One 'phone call was all that was needed for that help to arrive promptly not a knight in shining armour, nor the Lone Ranger on a white horse, but a gleaming white trailer full of shining ion exchange vessels, courtesy of Ecolochem International. 'As soon as Ecolochem arrived,' said Jane Stevenson, BP Chemical's manufacturer engineer, 'their ion exchange unit was linked to our demin plant and within a short time we had more than enough water for our processes.'
TRAILER FOR RENT ONLY
That trailer a 20ton juggernaut measuring 13.3m x 2.4m x 4m was one of Ecolohem's MobileFlow ion exchange units, but could just as easily have been kitted out for reverse osmosis duty as a MobileRO system.
Units like these are Ecolochem's instant answer to the sort of emergency experienced at Grangemouth. But they, or the equipment and technology they contain, can also fulfil the other important role that Ecolochem plays. This is as a provider of an outsourcing capability for companies no longer wanting to take in-house responsibility for its water treatment utility.
According to Mark Dyson, Ecolo- chem's corporate development manager for Europe and the Middle East, the emergency call-out service is just one of three services available from the privately-owned company headquartered in Norfolk, Virginia. The others cater for short-term demands from customers wanting, say, up to 12 months cover for 'planned emergencies' or production peaks; and longer term requirements of anything up to 15 years and more for customers looking to outsource their water treatment operations completely. The latter projects are generally handled by Ecolochem under build, own, operate and maintain (BOOM) contracts, with its customers only having to supply the raw water and plant services. Through discussions with the customer, Ecolochem will arrive at what it considers to be the best technical solution to deliver water of the desired quality and quantity.

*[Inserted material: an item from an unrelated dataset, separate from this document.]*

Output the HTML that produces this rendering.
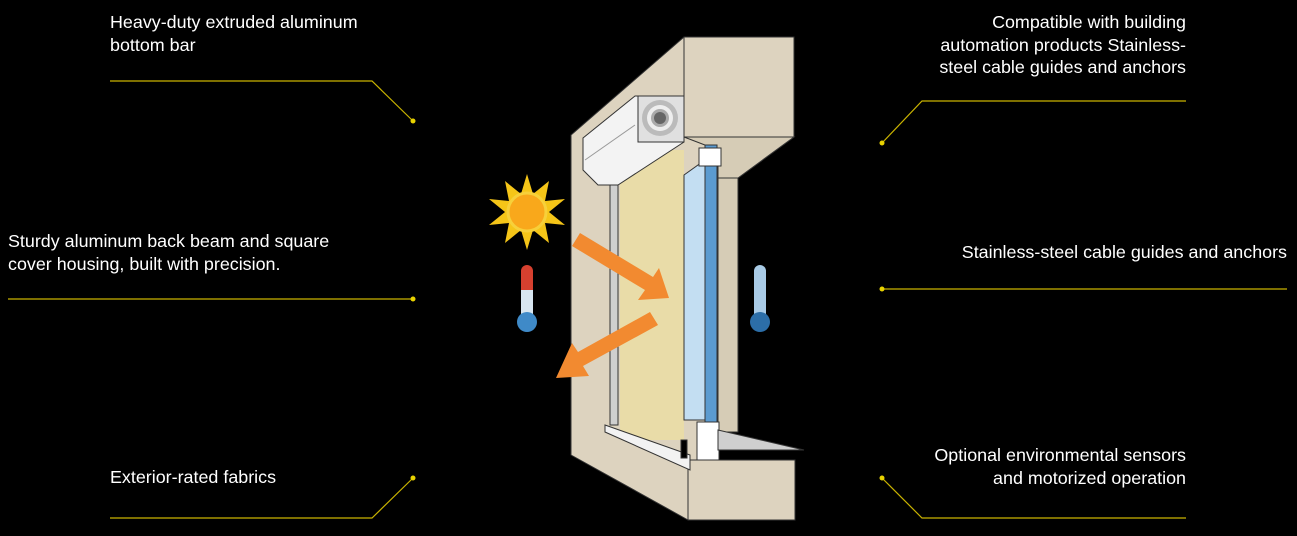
<!DOCTYPE html>
<html><head><meta charset="utf-8"><style>
html,body{margin:0;padding:0;background:#000;}
#c{position:relative;width:1297px;height:536px;overflow:hidden;background:#000;font-family:"Liberation Sans",sans-serif;color:#fff;font-size:17.9px;line-height:22.5px;}
.t{position:absolute;white-space:nowrap;}
.r{text-align:right;}
svg{position:absolute;left:0;top:0;}
</style></head><body><div id="c">
<svg width="1297" height="536" viewBox="0 0 1297 536">
<g stroke="#c9b300" stroke-width="1.2" fill="none">
<polyline points="110,81 372,81 413,121"/>
<polyline points="8,299 413,299"/>
<polyline points="413,478 372,518 110,518"/>
<polyline points="882,143 922,101 1186,101"/>
<polyline points="882,289 1287,289"/>
<polyline points="882,478 922,518 1186,518"/>
</g>
<g fill="#e8d200">
<circle cx="413" cy="121" r="2.5"/><circle cx="413" cy="299" r="2.5"/><circle cx="413" cy="478" r="2.5"/>
<circle cx="882" cy="143" r="2.5"/><circle cx="882" cy="289" r="2.5"/><circle cx="882" cy="478" r="2.5"/>
</g>
<g stroke="#333" stroke-width="1">
<polygon points="571,135 684,37 794,37 794,137 738,178 738,432 700,432 700,460 688,520 571,455" fill="#ddd3bf"/>
<polygon points="684,37 794,37 794,137 684,137" fill="#ddd3bf"/>
<polygon points="688,460 795,460 795,520 688,520" fill="#ddd3bf"/>
<polygon points="718,150 738,178 738,432 718,432" fill="#d6ccb6"/>
<polygon points="684,137 794,137 738,178 718,178 718,150" fill="#d6ccb6"/>
<polygon points="610,185 618,185 618,425 610,425" fill="#cfcfcf"/>
<polygon points="620,150 684,150 684,440 620,440" fill="#e9dca8" stroke="none"/>
<polygon points="684,175 705,160 705,420 684,420" fill="#c3def2"/>
<rect x="705" y="145" width="12" height="285" fill="#5b9bd0"/>
<rect x="699" y="148" width="22" height="18" fill="#fff"/>
<rect x="697" y="422" width="22" height="38" fill="#fff"/>
<polygon points="718,430 804,450 718,450" fill="#cfcfcf"/>
<polygon points="605,425 690,455 690,470 605,432" fill="#f2f2f2"/>
<rect x="681" y="440" width="6" height="18" fill="#000"/>
<polygon points="583,138 635,96 684,96 684,142 618,185 598,185 583,170" fill="#f3f3f3"/>
<rect x="638" y="96" width="46" height="46" fill="#e0e0e0"/>
</g>
<circle cx="660" cy="118" r="18" fill="#bbb"/><circle cx="660" cy="118" r="13" fill="#eee"/><circle cx="660" cy="118" r="9" fill="#aaa"/><circle cx="660" cy="118" r="6" fill="#666"/>
<line x1="585" y1="160" x2="635" y2="125" stroke="#999"/>
<g fill="#f5c518">
<polygon points="527,174 533,194 549,181 545,201 565,199 549,212 565,225 545,223 549,243 533,230 527,250 521,230 505,243 509,223 489,225 505,212 489,199 509,201 505,181 521,194"/>
</g>
<circle cx="527" cy="212" r="19" fill="#f9a81b" stroke="#f7d03a" stroke-width="3"/>
<g fill="#f28a30">
<polygon points="580,233 653,277 659,268 669,298 638,300 645,290 572,246"/>
<polygon points="650,312 578,352 572,343 556,378 589,376 583,366 658,325"/>
</g>
<rect x="521" y="265" width="12" height="55" rx="6" fill="#d6402f"/>
<rect x="521" y="290" width="12" height="30" fill="#d8e6f0"/>
<circle cx="527" cy="322" r="10" fill="#3f8ac8"/>
<rect x="754" y="265" width="12" height="55" rx="6" fill="#a9cbe6"/>
<circle cx="760" cy="322" r="10" fill="#2c6ea8"/>
</svg>
<div class="t" style="left:110px;top:11px;">Heavy-duty extruded aluminum<br>bottom bar</div>
<div class="t" style="left:8px;top:230px;">Sturdy aluminum back beam and square<br>cover housing, built with precision.</div>
<div class="t" style="left:110px;top:466px;">Exterior-rated fabrics</div>
<div class="t r" style="right:111px;top:11px;">Compatible with building<br>automation products Stainless-<br>steel cable guides and anchors</div>
<div class="t r" style="right:10px;top:241px;">Stainless-steel cable guides and anchors</div>
<div class="t r" style="right:111px;top:444px;">Optional environmental sensors<br>and motorized operation</div>
</div></body></html>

Dyson places great emphasis on the service nature of Ecolochem's business. 'We are purely a service operation,' he says. 'We don't sell equipment. Our operators are told that they sell to the customers every day in the service they provide.' All those operators are graduate engineers, either recruited locally in the many countries serviced by Ecolochem, or at least multilingual. The same applies to that all-important other end of the company's business, its response centre for emergency calls. 'There is always someone at the end of the 'phone. That's critical,' Dyson explains. 'Outside of normal business hours, calls are directed to our worldwide despatch centre.

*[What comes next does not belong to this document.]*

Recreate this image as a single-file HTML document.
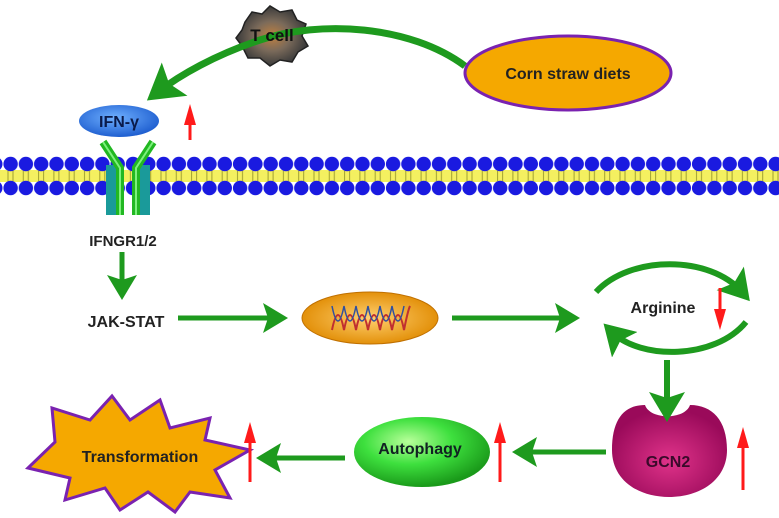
<!DOCTYPE html>
<html><head><meta charset="utf-8"><style>
html,body{margin:0;padding:0;background:#fff;}
svg{display:block;}
text{font-family:"Liberation Sans",sans-serif;font-weight:bold;}
</style></head><body>
<svg width="779" height="518" viewBox="0 0 779 518" xmlns="http://www.w3.org/2000/svg">
<defs>
<marker id="g" markerWidth="6" markerHeight="6" refX="3" refY="3" orient="auto" markerUnits="strokeWidth"><path d="M0,0 L5,3 L0,6 L1,3 Z" fill="#1e9a1e"/></marker>
<marker id="r" markerWidth="7" markerHeight="4" refX="1" refY="2" orient="auto" markerUnits="strokeWidth"><path d="M0,0 L7,2 L0,4 Z" fill="#ff1a1a"/></marker>
<radialGradient id="tc" cx="50%" cy="50%" r="50%"><stop offset="0" stop-color="#c08040"/><stop offset="0.5" stop-color="#7a6a5a"/><stop offset="1" stop-color="#3a3a3a"/></radialGradient>
<radialGradient id="gc" cx="50%" cy="60%" r="55%"><stop offset="0" stop-color="#e0338a"/><stop offset="1" stop-color="#9a0a5a"/></radialGradient>
<radialGradient id="au" cx="40%" cy="35%" r="65%"><stop offset="0" stop-color="#b8ff9a"/><stop offset="0.5" stop-color="#3ee03e"/><stop offset="1" stop-color="#1a9a1a"/></radialGradient>
<radialGradient id="ifn" cx="45%" cy="40%" r="60%"><stop offset="0" stop-color="#6fb0ff"/><stop offset="1" stop-color="#1f5fd0"/></radialGradient>
<radialGradient id="dna" cx="50%" cy="50%" r="55%"><stop offset="0" stop-color="#ffd070"/><stop offset="1" stop-color="#e08a00"/></radialGradient>
<pattern id="mem" x="3" y="152" width="15.3" height="48" patternUnits="userSpaceOnUse">
<rect x="0" y="18" width="15.3" height="12" fill="#f4f060"/>
<line x1="5" y1="19" x2="5" y2="29" stroke="#a0a030" stroke-width="1"/>
<line x1="10" y1="19" x2="10" y2="29" stroke="#a0a030" stroke-width="1"/>
<circle cx="7.6" cy="12" r="7.2" fill="#1a1ae0"/>
<circle cx="7.6" cy="36" r="7.2" fill="#1a1ae0"/>
</pattern>
</defs>
<rect x="0" y="152" width="779" height="48" fill="url(#mem)"/>
<rect x="106" y="165" width="10" height="50" fill="#1a9a9a"/>
<rect x="140" y="165" width="10" height="50" fill="#1a9a9a"/>
<path d="M120 215 L120 168 L103 142 M136 215 L136 168 L153 142" stroke="#22b822" stroke-width="8" fill="none"/>
<path d="M120 215 L120 168 L103 142 M136 215 L136 168 L153 142" stroke="#7ef07e" stroke-width="2" fill="none"/>
<ellipse cx="119" cy="121" rx="40" ry="16" fill="url(#ifn)"/>
<text x="119" y="127" font-size="16" text-anchor="middle" fill="#0a1a4a">IFN-γ</text>
<line x1="190" y1="140" x2="190" y2="122" stroke="#ff1a1a" stroke-width="3" marker-end="url(#r)"/>
<path d="M245 22 L252 12 L262 14 L270 6 L280 12 L292 10 L297 20 L306 24 L302 36 L308 46 L298 52 L292 62 L280 60 L270 66 L260 58 L248 58 L242 46 L236 38 L242 30 Z" fill="url(#tc)" stroke="#222" stroke-width="1.5"/>
<path d="M465 66 C410 25 320 20 260 40 C215 55 180 75 158 92" stroke="#1e9a1e" stroke-width="7" fill="none" marker-end="url(#g)"/>
<text x="272" y="41" font-size="17" text-anchor="middle" fill="#111">T cell</text>
<ellipse cx="568" cy="73" rx="103" ry="37" fill="#f5a800" stroke="#7a22b0" stroke-width="3"/>
<text x="568" y="79" font-size="16" text-anchor="middle" fill="#222">Corn straw diets</text>
<text x="123" y="246" font-size="15" text-anchor="middle" fill="#222">IFNGR1/2</text>
<line x1="122" y1="252" x2="122" y2="290" stroke="#1e9a1e" stroke-width="5" marker-end="url(#g)"/>
<text x="126" y="327" font-size="16" text-anchor="middle" fill="#222">JAK-STAT</text>
<line x1="178" y1="318" x2="278" y2="318" stroke="#1e9a1e" stroke-width="5" marker-end="url(#g)"/>
<ellipse cx="370" cy="318" rx="68" ry="26" fill="url(#dna)" stroke="#c07000" stroke-width="1"/>
<path d="M332 330 Q338 300 344 330 Q350 300 356 330 Q362 300 368 330 Q374 300 380 330 Q386 300 392 330 Q398 300 404 330 Q408 310 410 306" stroke="#c03030" stroke-width="2" fill="none"/>
<path d="M332 306 Q338 336 344 306 Q350 336 356 306 Q362 336 368 306 Q374 336 380 306 Q386 336 392 306 Q398 336 404 306" stroke="#3050a0" stroke-width="1.5" fill="none"/>
<line x1="452" y1="318" x2="570" y2="318" stroke="#1e9a1e" stroke-width="5" marker-end="url(#g)"/>
<path d="M596 292 C630 255 710 255 742 292" stroke="#1e9a1e" stroke-width="6" fill="none" marker-end="url(#g)"/>
<path d="M746 322 C715 360 640 360 612 332" stroke="#1e9a1e" stroke-width="6" fill="none" marker-end="url(#g)"/>
<text x="663" y="313" font-size="16" text-anchor="middle" fill="#222">Arginine</text>
<line x1="720" y1="288" x2="720" y2="312" stroke="#ff1a1a" stroke-width="3" marker-end="url(#r)"/>
<path d="M612 450 C612 418 625 405 645 405 C650 420 685 420 690 405 C712 405 727 420 727 450 C727 480 700 497 669 497 C638 497 612 480 612 450 Z" fill="url(#gc)"/>
<line x1="667" y1="360" x2="667" y2="410" stroke="#1e9a1e" stroke-width="6" marker-end="url(#g)"/>
<text x="668" y="467" font-size="16" text-anchor="middle" fill="#3a0a2a">GCN2</text>
<line x1="743" y1="490" x2="743" y2="445" stroke="#ff1a1a" stroke-width="3" marker-end="url(#r)"/>
<line x1="606" y1="452" x2="522" y2="452" stroke="#1e9a1e" stroke-width="5" marker-end="url(#g)"/>
<ellipse cx="422" cy="452" rx="68" ry="35" fill="url(#au)"/>
<text x="420" y="454" font-size="16" text-anchor="middle" fill="#122">Autophagy</text>
<line x1="500" y1="482" x2="500" y2="440" stroke="#ff1a1a" stroke-width="3" marker-end="url(#r)"/>
<line x1="345" y1="458" x2="266" y2="458" stroke="#1e9a1e" stroke-width="5" marker-end="url(#g)"/>
<path d="M28 468 L55 442 L52 408 L90 420 L112 396 L130 420 L160 400 L170 428 L210 418 L205 440 L250 450 L215 470 L230 498 L190 492 L175 512 L148 492 L120 510 L105 488 L65 500 L70 478 Z" fill="#f5a800" stroke="#7a22b0" stroke-width="3"/>
<text x="140" y="462" font-size="16" text-anchor="middle" fill="#222">Transformation</text>
<line x1="250" y1="482" x2="250" y2="440" stroke="#ff1a1a" stroke-width="3" marker-end="url(#r)"/>
</svg>
</body></html>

For Dyson's area of responsibility, the hub is at the company's UK headquarters in Peterborough, from where trailers are despatched on 'a first come, first served basis'. Careful juggling of equipment resources between Ecolochem's three main types of business, however, ensures that emergency response time is effectively 'freight time'. The company does have depots at strategic sites throughout Europe, but response is nearly always available out of the Peterborough site.
Faced with the sort of emergency experienced by BP last year, most process companies would have few qualms about picking up the 'phone to call for emergency cover. But choosing to outsource completely a basic utility like water treatment clearly calls for some detailed analysis of the pros and cons before any decision is made.

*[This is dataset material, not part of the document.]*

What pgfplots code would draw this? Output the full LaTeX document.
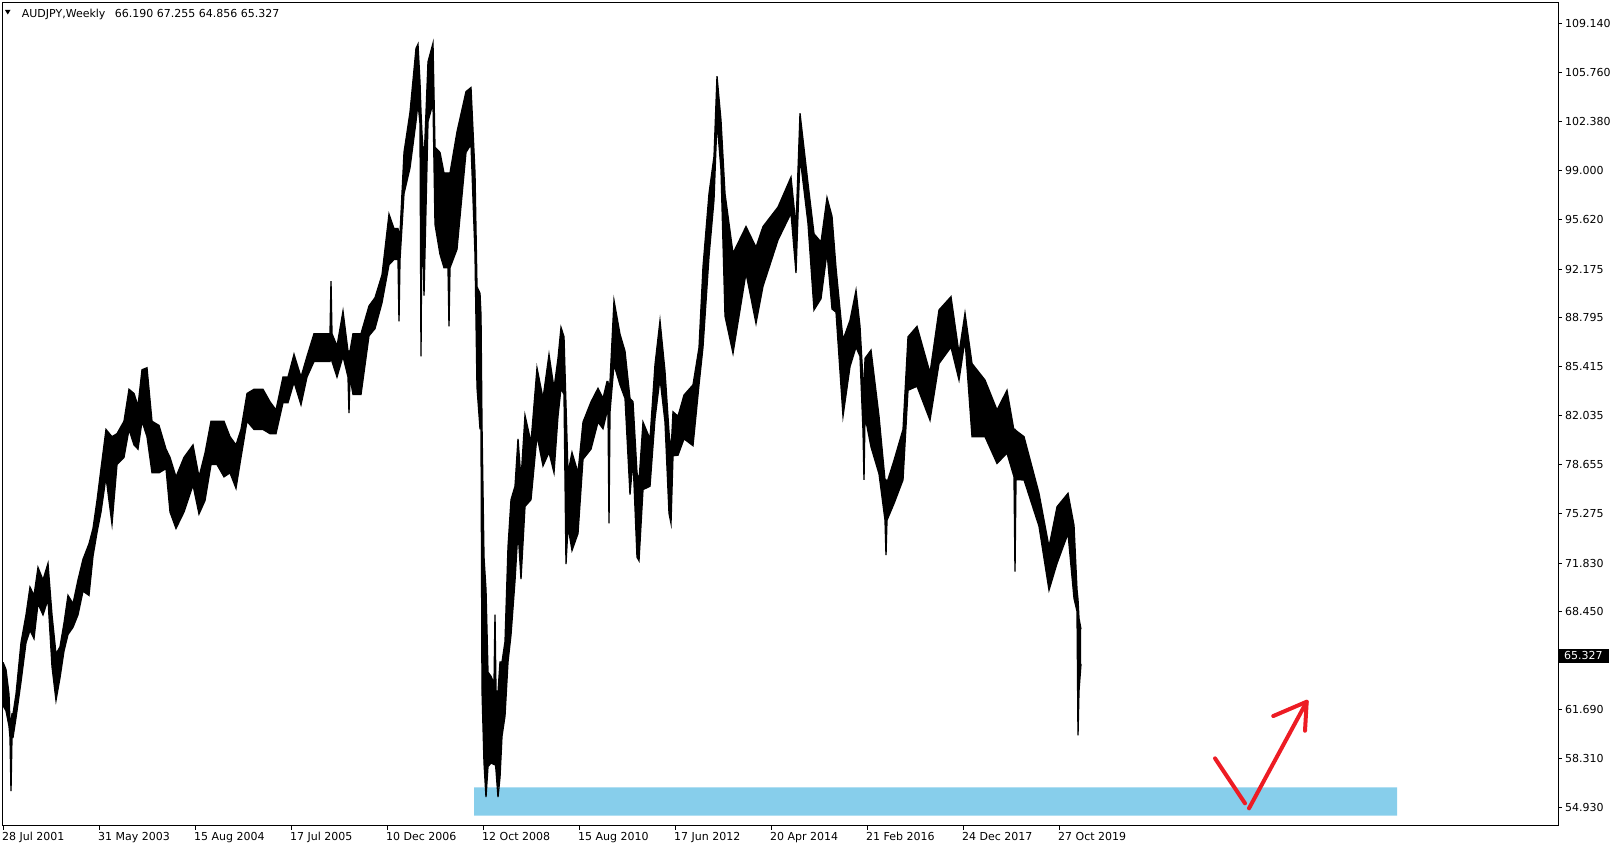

Dyson believes that, whatever the utility to be outsourced, a company needs to make a comparison between operating and purchasing a system themselves, or outsourcing it to a specialist. 'Each evaluation will be unique,' he says, 'and must be conducted on a case by case basis. With a service contract, costs are spelt out clearly in the service contract. True costs can therefore be predicted, which is not necessarily the case if you own and operate your own system.'
Apart from economic factors, a company considering outsourcing should build up a rapport with the service company so that a level of trust can be arrived at.